Release Date(s)1967 (April 24, 2012)
- Film/Program Grade: C
- Video Grade: B+
- Audio Grade: C+
- Extras Grade: B
After Lerner and Loewe's considerable success with their musical play My Fair Lady, the successful duo turned their efforts to T.H. White's history/fantasy novel "The Once and Future King" about King Arthur, the Knights of the Round Table, and Lancelot and Guinevere with their musical play of Camelot.
Its first tryout came in Toronto in 1960, with its Broadway opening in December of that year, featuring a cast of Richard Burton (Arthur), Julie Andrews (Guinevere), Robert Goulet (Lancelot), and Roddy McDowell (Mordred). The musical was a particular favorite of President Kennedy and his administration was sometimes likened to Camelot.
As the last of the really active Hollywood Moguls of the time, Jack Warner had had great success with his film production of My Fair Lady in 1964. Then seeking to duplicate that, he turned to Camelot to produce a filmed version in 1967, budgeting some $15 million and using the services of director Joshua Logan. But there was little lightning in the bottle and the film comes across as a rather heavy-handed experience with the life sucked out of the music and little obvious sign in the film's look and feel of the money that was spent. Sadly, the original Broadcast cast was not used and we have instead Richard Harris, Vanessa Redgrave, Franco Nero, and David Hemmings - estimable performers to be sure, but not up to the musical vitality needed to make the effort a success in my view. The lack of the film's ability to capitalize really effectively on Lerner and Loewe's music is one of the saddest aspects. One would think it would be hard to fail with "If Ever I Would Leave You", "I Loved You Once in Silence", "I Wonder What the King Is Doing Tonight", and the "Camelot" number itself - all some of the finest numbers in the Lerner and Loewe musical canon. While yours truly isn't enamored of the film's delivery of the music, not everyone felt quite the same though. Critical consensus at the time of the film's release resulted in five Academy Award and six Golden Globe nominations (winning three in each, particularly for best music).
For the film's 45th anniversary, Warner Bros. has delivered a nice Blu-ray presentation, packaged in digibook format. The 2.40:1 Panavision image looks a little soft and somewhat dark in the opening titles/sequences, but fortunately, that's a minor issue and the image soon opens out into a crisp, clear experience that delivers some fine-detailed object and skin textures. Black levels and overall contrast score well. Colour fidelity is also good although the film doesn't have an aggressively primary colour look, preferring to accentuate darker browns and umber shades. Modest grain is pleasingly present and there is no evidence of untoward digital manipulation.

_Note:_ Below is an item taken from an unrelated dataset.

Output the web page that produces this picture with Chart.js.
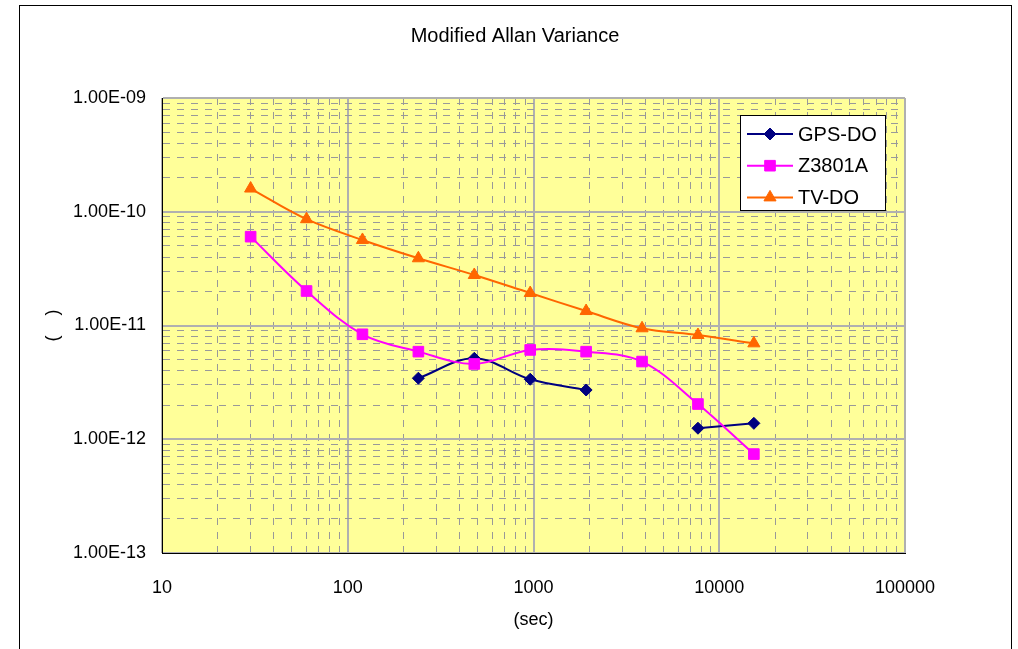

The 5.1 DTS-HD Master Audio delivers clear dialogue and a subtle level of ambient surround presence. The music is pleasingly conveyed with some solid separation in voices and instruments quite apparent. There is no sense of a strong dynamic range that really drags one into the home theatremusical experience, however.
The disc supplements include a reasonably good audio commentary by film critic Steven Farber though one punctuated by some silences. There's a good new half-hour HD documentary on the making-of the film, two vintage featurettes including one on the film's premiere, and five trailers. The Blu-ray disc is packaged in a 40-page illustrated digibook that also contains a CD soundtrack sampler (4 songs).
Those who know and like the film should be pleased with Warners' 45th Anniversary Blu-ray release. Others should try a rental first.